Upaya pemberantasan praktik ini oleh Ditjen Pajak (DJP) dan BPK sering kali terhambat oleh celah hukum dan lobi-lobi politik. Laporan DJP dan BPK menunjukkan bahwa masih banyak perusahaan besar yang tidak patuh membayar pajak, terutama di sektor pertambangan dan perkebunan, yang merupakan ladang subur bagi Serakahnomic.
Jika posisi-posisi kunci di sektor ekonomi dan hukum, seperti di Kementerian Keuangan, ATR/BPN, ESDM, Pertanian, Kehutanan, Perdagangan, hingga di Komisi Pengawas Persaingan Usaha (KPPU) dan Aparat Penegak Hukum diisi oleh orang-orang yang memiliki rekam jejak terkait segelintir elite, maka keinginan berantas Serakahnomic hanyalah ilusi.
Maka itu, tuntutan untuk audit rekam jejak dan uji publik (public vetting) yang melibatkan masyarakat menjadi sangat penting dan mutlak diperlukan.
Hal ini sejalan dengan prinsip-prinsip pemerintahan yang baik dan bersih yang diamanahkan dalam UU Nomor 28 Tahun 1999 tentang Penyelenggaraan Negara yang Bersih dan Bebas dari KKN, dan diperkuat oleh UU Nomor 31 Tahun 1999 juncto UU Nomor 20 Tahun 2001 tentang Pemberantasan Tindak Pidana Korupsi.
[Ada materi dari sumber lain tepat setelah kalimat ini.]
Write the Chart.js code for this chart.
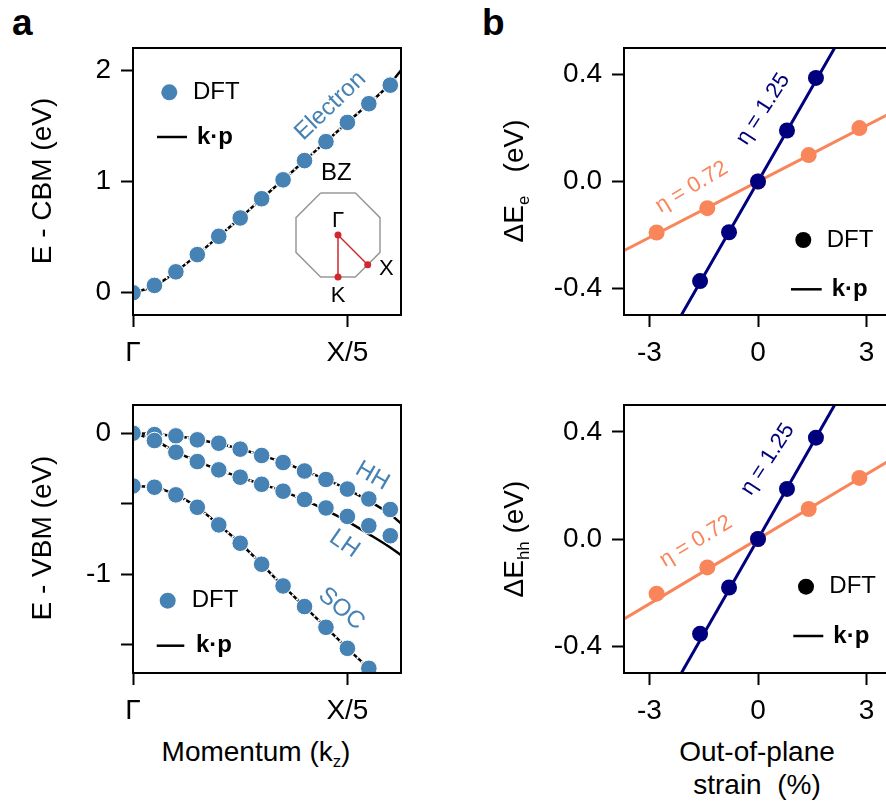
<!DOCTYPE html>
<html><head><meta charset="utf-8">
<script src="https://cdn.jsdelivr.net/npm/chart.js@4/dist/chart.umd.min.js"></script>
<style>
html,body{margin:0;padding:0;background:#fff;overflow:hidden;}
#root{position:relative;width:886px;height:806px;overflow:hidden;font-family:"Liberation Sans",Arial,Helvetica,sans-serif;color:#000;background:#fff;}
canvas{position:absolute;}
.t{position:absolute;white-space:nowrap;line-height:1;transform:translate(-50%,-50%);font-size:28px;}
.r{transform:translate(-50%,-50%) rotate(-90deg);}
.p{position:absolute;font-weight:bold;font-size:37px;line-height:1;}
sub{font-size:0.6em;vertical-align:-0.35em;line-height:0;}
</style></head><body><div id="root">
<div class="p" style="left:12px;top:4px;">a</div>
<div class="p" style="left:482px;top:4px;">b</div>
<canvas id="cA1" width="378" height="357" style="left:33px;top:18px;"></canvas>
<canvas id="cBZ" width="184" height="184" style="left:246px;top:143px;"></canvas>
<canvas id="cA2" width="378" height="358" style="left:33px;top:375px;"></canvas>
<canvas id="cB1" width="378" height="357" style="left:524px;top:18px;"></canvas>
<canvas id="cB2" width="378" height="358" style="left:524px;top:375px;"></canvas>
<div class="t r" style="left:42px;top:181px;">E - CBM (eV)</div>
<div class="t r" style="left:42px;top:538px;">E - VBM (eV)</div>
<div class="t r" style="left:514px;top:181px;">ΔE<sub>e</sub>&nbsp;&nbsp;&nbsp;(eV)</div>
<div class="t r" style="left:514px;top:539px;">ΔE<sub>hh</sub>&nbsp;(eV)</div>
<div class="t" style="left:256px;top:752px;">Momentum (k<sub>z</sub>)</div>
<div class="t" style="left:757px;top:752px;">Out-of-plane</div>
<div class="t" style="left:757px;top:785px;">strain&nbsp;&nbsp;(%)</div>
</div>
<script>
// ---------------- data ----------------
const momentum = [0, 0.1, 0.2, 0.3, 0.4, 0.5, 0.6, 0.7, 0.8, 0.9, 1.0, 1.1, 1.2];
const momentumKp = [0, 0.1, 0.2, 0.3, 0.4, 0.5, 0.6, 0.7, 0.8, 0.9, 1.0, 1.1, 1.2, 1.25];
const electronDFT = [0, 0.066, 0.188, 0.343, 0.507, 0.672, 0.845, 1.015, 1.188, 1.358, 1.531, 1.699, 1.866];
const electronKp  = [0, 0.062, 0.19, 0.343, 0.507, 0.672, 0.845, 1.015, 1.188, 1.358, 1.531, 1.70, 1.88, 2.0];
const hhDFT  = [0, -0.01, -0.019, -0.047, -0.071, -0.113, -0.158, -0.208, -0.268, -0.328, -0.396, -0.466, -0.541];
const hhKp   = [0, -0.005, -0.02, -0.045, -0.075, -0.112, -0.157, -0.207, -0.267, -0.328, -0.398, -0.48, -0.575, -0.64];
const lhDFT  = [0, -0.052, -0.135, -0.201, -0.26, -0.312, -0.362, -0.411, -0.47, -0.53, -0.59, -0.656, -0.727];
const lhKp   = [0, -0.05, -0.133, -0.2, -0.26, -0.312, -0.362, -0.411, -0.475, -0.545, -0.625, -0.715, -0.81, -0.865];
const socMomentum = [0, 0.1, 0.2, 0.3, 0.4, 0.5, 0.6, 0.7, 0.8, 0.9, 1.0, 1.1];
const socDFT = [-0.374, -0.383, -0.437, -0.525, -0.65, -0.78, -0.929, -1.083, -1.229, -1.376, -1.525, -1.667];
const socKp  = [-0.374, -0.383, -0.437, -0.525, -0.65, -0.78, -0.929, -1.083, -1.229, -1.376, -1.525, -1.667, -1.81, -1.88];
const momentumTicks = [0, 1];
const momentumTickLabels = ['Γ', 'X/5'];
const cbmTicks = [0, 1, 2];
const cbmTickLabels = ['0', '1', '2'];
const vbmTicks = [-1.5, -1, -0.5, 0];
const vbmTickLabels = ['', '-1', '', '0'];

const strainNavy = [-1.6, -0.8, 0, 0.8, 1.6];
const strainOrange = [-2.8, -1.4, 0, 1.4, 2.8];
const deltaEeNavy = [-0.373, -0.19, 0, 0.191, 0.388];
const deltaEeOrange = [-0.191, -0.1, 0, 0.099, 0.2];
const deltaEhhNavy = [-0.354, -0.181, 0, 0.187, 0.378];
const deltaEhhOrange = [-0.204, -0.106, 0, 0.112, 0.228];
const strainKpNavy = [-2.2, 2.2];
const strainKpOrange = [-3.8, 3.8];
const eKpNavy = [-0.52, 0.52];
const eKpOrange = [-0.266, 0.266];
const hhKpNavy = [-0.52, 0.52];
const hhKpOrange = [-0.307, 0.307];
const strainTicks = [-3, 0, 3];
const strainTickLabels = ['-3', '0', '3'];
const deltaTicks = [-0.4, 0, 0.4];
const deltaTickLabels = ['-0.4', '0.0', '0.4'];

// Brillouin zone inset
const bzOctX = [-0.414, 0.414, 1, 1, 0.414, -0.414, -1, -1, -0.414];
const bzOctY = [1, 1, 0.414, -0.414, -1, -1, -0.414, 0.414, 1];
const bzPathX = [0, 0, 0.707];   // K, Γ, X
const bzPathY = [-1, 0, -0.707];

// ---------------- style ----------------
const FONT = '"Liberation Sans", Arial, Helvetica, sans-serif';
Chart.defaults.font.family = FONT;
Chart.defaults.color = '#000';
const BLUE = '#4682b4', NAVY = '#00007f', ORANGE = '#f9855a', RED = '#d22630';

const pts = (xs, ys) => xs.map((x, i) => ({x, y: ys[i]}));

function axis(min, max, ticks, labels, fit, pad) {
  return {
    type: 'linear', min, max,
    afterBuildTicks: s => { s.ticks = ticks.map(v => ({value: v})); },
    ticks: {
      autoSkip: false, maxRotation: 0, minRotation: 0, padding: pad,
      font: {size: 28, family: FONT}, color: '#000',
      callback: v => { const i = ticks.findIndex(t => Math.abs(t - v) < 1e-9); return i >= 0 ? labels[i] : ''; }
    },
    grid: {drawOnChartArea: false, drawTicks: true, tickLength: 12, tickWidth: 2, tickColor: '#000'},
    border: {display: true, color: '#000', width: 2},
    afterFit: s => { if (s.isHorizontal()) s.height = fit; else s.width = fit; }
  };
}

const framePlugin = {
  id: 'frame',
  afterDatasetsDraw(chart) {
    const {ctx, chartArea: a} = chart;
    ctx.save(); ctx.strokeStyle = '#000'; ctx.lineWidth = 2;
    ctx.strokeRect(a.left, a.top, a.right - a.left, a.bottom - a.top);
    ctx.restore();
  }
};
const annotPlugin = {
  id: 'annot',
  afterDraw(chart, args, o) {
    const {ctx} = chart; const xs = chart.scales.x, ys = chart.scales.y;
    for (const it of (o.items || [])) {
      ctx.save();
      ctx.translate(xs.getPixelForValue(it.x), ys.getPixelForValue(it.y));
      ctx.rotate((it.angle || 0) * Math.PI / 180);
      ctx.font = `${it.size}px ${FONT}`;
      ctx.fillStyle = it.color; ctx.textAlign = 'center'; ctx.textBaseline = 'middle';
      ctx.fillText(it.text, 0, 0);
      ctx.restore();
    }
  }
};
const legendPlugin = {
  id: 'kpLegend',
  afterDraw(chart, args, o) {
    const {ctx, chartArea: {left, top}} = chart;
    for (const it of (o.items || [])) {
      ctx.save();
      if (it.kind === 'point') {
        ctx.fillStyle = it.color; ctx.beginPath();
        ctx.arc(left + it.x, top + it.y, 8, 0, Math.PI * 2); ctx.fill();
      } else {
        ctx.strokeStyle = it.color; ctx.lineWidth = 2.5; ctx.beginPath();
        ctx.moveTo(left + it.x1, top + it.y); ctx.lineTo(left + it.x2, top + it.y); ctx.stroke();
      }
      ctx.font = `${it.bold ? 'bold ' : ''}24px ${FONT}`;
      ctx.fillStyle = '#000'; ctx.textAlign = 'left'; ctx.textBaseline = 'middle';
      ctx.fillText(it.label, left + it.tx, top + it.y);
      ctx.restore();
    }
  }
};

function dft(xs, ys, color, order, dashed) {
  return {data: pts(xs, ys), showLine: !!dashed, borderColor: '#fff', borderWidth: 2.2, borderDash: [2, 4],
    pointRadius: dashed ? 8.3 : 8, pointBackgroundColor: color, pointBorderColor: '#fff', pointBorderWidth: dashed ? 1 : 0,
    clip: 0, order};
}
function kp(xs, ys, color, w, order) {
  return {data: pts(xs, ys), showLine: true, borderColor: color, borderWidth: w, pointRadius: 0,
    cubicInterpolationMode: 'monotone', clip: 0, order};
}
function base(datasets, xAx, yAx, plugOpts) {
  return {
    type: 'scatter',
    data: {datasets},
    options: {
      responsive: false, animation: false, events: [],
      layout: {padding: {left: 0, top: 30, right: 10, bottom: 0}},
      scales: {x: xAx, y: yAx},
      plugins: Object.assign({legend: {display: false}, tooltip: {enabled: false}}, plugOpts)
    },
    plugins: [framePlugin, annotPlugin, legendPlugin]
  };
}

// Panel a (top): electron
new Chart(document.getElementById('cA1'), base(
  [kp(momentumKp, electronKp, '#000', 2.5, 5), dft(momentum, electronDFT, BLUE, 1, true)],
  axis(0, 1.25, momentumTicks, momentumTickLabels, 60, 9),
  axis(-0.2, 2.2, cbmTicks, cbmTickLabels, 100, 10),
  {
    annot: {items: [{text: 'Electron', x: 0.921, y: 1.679, angle: -43.6, size: 24, color: BLUE}]},
    kpLegend: {items: [
      {kind: 'point', color: BLUE, x: 36.3, y: 44.3, tx: 60, label: 'DFT'},
      {kind: 'line', color: '#000', x1: 24, x2: 54, y: 89, tx: 64, label: 'k·p', bold: true}
    ]}
  }
));

// Brillouin zone inset
new Chart(document.getElementById('cBZ'), {
  type: 'scatter',
  data: {datasets: [
    {data: pts(bzPathX, bzPathY), showLine: true, borderColor: RED, borderWidth: 1.5,
      pointRadius: 3.5, pointBackgroundColor: RED, pointBorderWidth: 0, clip: false, order: 1},
    {data: pts(bzOctX, bzOctY), showLine: true, borderColor: '#999', borderWidth: 1.5, pointRadius: 0, clip: false, order: 2}
  ]},
  options: {
    responsive: false, animation: false, events: [],
    layout: {padding: 50},
    scales: {x: {display: false, min: -1, max: 1}, y: {display: false, min: -1, max: 1}},
    plugins: {legend: {display: false}, tooltip: {enabled: false},
      annot: {items: [
        {text: 'BZ', x: -0.04, y: 1.47, size: 24, color: '#000'},
        {text: 'Γ', x: 0, y: 0.34, size: 22, color: '#000'},
        {text: 'X', x: 1.15, y: -0.8, size: 22, color: '#000'},
        {text: 'K', x: 0, y: -1.45, size: 22, color: '#000'}
      ]}}
  },
  plugins: [annotPlugin]
});

// Panel a (bottom): valence bands
new Chart(document.getElementById('cA2'), base(
  [kp(momentumKp, hhKp, '#000', 2.5, 7), kp(momentumKp, lhKp, '#000', 2.5, 6), kp(momentumKp, socKp, '#000', 2.5, 5),
   dft(momentum, hhDFT, BLUE, 3, true), dft(momentum, lhDFT, BLUE, 2, true), dft(socMomentum, socDFT, BLUE, 1, true)],
  axis(0, 1.25, momentumTicks, momentumTickLabels, 60, 9),
  axis(-1.7, 0.2, vbmTicks, vbmTickLabels, 100, 10),
  {
    annot: {items: [
      {text: 'HH', x: 1.116, y: -0.303, angle: 30, size: 24, color: BLUE},
      {text: 'LH', x: 0.986, y: -0.785, angle: 35, size: 24, color: BLUE},
      {text: 'SOC', x: 0.972, y: -1.246, angle: 40, size: 24, color: BLUE}
    ]},
    kpLegend: {items: [
      {kind: 'point', color: BLUE, x: 34.7, y: 195.7, tx: 58.7, label: 'DFT'},
      {kind: 'line', color: '#000', x1: 23.7, x2: 51.3, y: 240.7, tx: 63, label: 'k·p', bold: true}
    ]}
  }
));

// Panel b (top): ΔE_e
new Chart(document.getElementById('cB1'), base(
  [kp(strainKpNavy, eKpNavy, NAVY, 3, 6), kp(strainKpOrange, eKpOrange, ORANGE, 3, 5),
   dft(strainOrange, deltaEeOrange, ORANGE, 2, false), dft(strainNavy, deltaEeNavy, NAVY, 1, false)],
  axis(-3.7, 3.7, strainTicks, strainTickLabels, 60, 9),
  axis(-0.5, 0.5, deltaTicks, deltaTickLabels, 100, 10),
  {
    annot: {items: [
      {text: 'η = 1.25', x: 0.146, y: 0.271, angle: -57, size: 22, color: NAVY},
      {text: 'η = 0.72', x: -1.83, y: -0.021, angle: -31, size: 22, color: ORANGE}
    ]},
    kpLegend: {items: [
      {kind: 'point', color: '#000', x: 179.3, y: 192, tx: 202.7, label: 'DFT'},
      {kind: 'line', color: '#000', x1: 167, x2: 197.7, y: 241.3, tx: 207.7, label: 'k·p', bold: true}
    ]}
  }
));

// Panel b (bottom): ΔE_hh
new Chart(document.getElementById('cB2'), base(
  [kp(strainKpNavy, hhKpNavy, NAVY, 3, 6), kp(strainKpOrange, hhKpOrange, ORANGE, 3, 5),
   dft(strainOrange, deltaEhhOrange, ORANGE, 2, false), dft(strainNavy, deltaEhhNavy, NAVY, 1, false)],
  axis(-3.7, 3.7, strainTicks, strainTickLabels, 60, 9),
  axis(-0.5, 0.5, deltaTicks, deltaTickLabels, 100, 10),
  {
    annot: {items: [
      {text: 'η = 1.25', x: 0.268, y: 0.297, angle: -57, size: 22, color: NAVY},
      {text: 'η = 0.72', x: -1.71, y: -0.009, angle: -31, size: 22, color: ORANGE}
    ]},
    kpLegend: {items: [
      {kind: 'point', color: '#000', x: 182, y: 181.7, tx: 205.3, label: 'DFT'},
      {kind: 'line', color: '#000', x1: 169.3, x2: 199.3, y: 231, tx: 209.3, label: 'k·p', bold: true}
    ]}
  }
));
</script>
</body></html>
Masalah Kritis dan Solusi untuk Berantas Serakahnomic di 5 Sektor Darurat
1. Agraria dan Pertanahan Nasional
Sektor ini adalah titik sentral di mana Serakahnomic berakar. Praktik perampasan tanah (land grabbing), dualisme sertifikasi, dan monopoli kepemilikan lahan oleh sekelompok elite adalah masalah kronis.